Whatever one thinks of that legislation, the fact is that there are no sanctuary cities in Virginia, which makes it pretty cut-and-dried that sanctuary cities are not behind the rise of MS-13 activity in the state.

Beyond logic, the Gillespie/Trump stance on the linkage between their preferred immigration policy and crime control is ridiculous. Law enforcement organizations are profoundly skeptical of efforts to drag local cops into immigration enforcement precisely because it can make it harder to face down violent criminals like MS-13. After all, nobody is going to come forward as a witness or informant if they think it could lead to getting a spouse or a sibling deported.

Poke a few holes in this one, folks: (1) MS-13 is indeed quite evil and very real, (2) Virginia’s superposition on sanctuary cities make us a “yes and no” on the question — see this piece in Richmond’s Style Weekly for some more insight, and (3) no one is arguing for the federalization of local law enforcement — no one.

What is being asked?  That local and state law enforcement not be prevented from co-operating with federal law enforcement — position B.

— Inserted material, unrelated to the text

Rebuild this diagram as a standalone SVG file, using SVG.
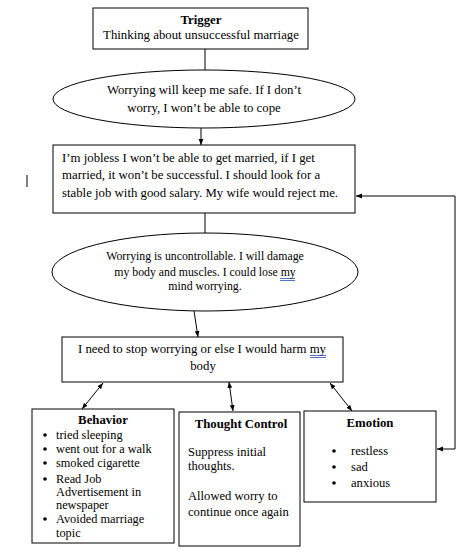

Granted, there are voice who really do want local and state law enforcement becoming federales.  Similarly, there are voices who really do want to prevent law enforcement from upholding the law and deporting bad actors…

There’s a really simple endgame to this: Northam should stop taking actions and creating conditions that support and help MS-13.  Or at the very least, have the integrity and make the argument that sanctuary cities do indeed come at a cost… but don’t deny that the cost exists.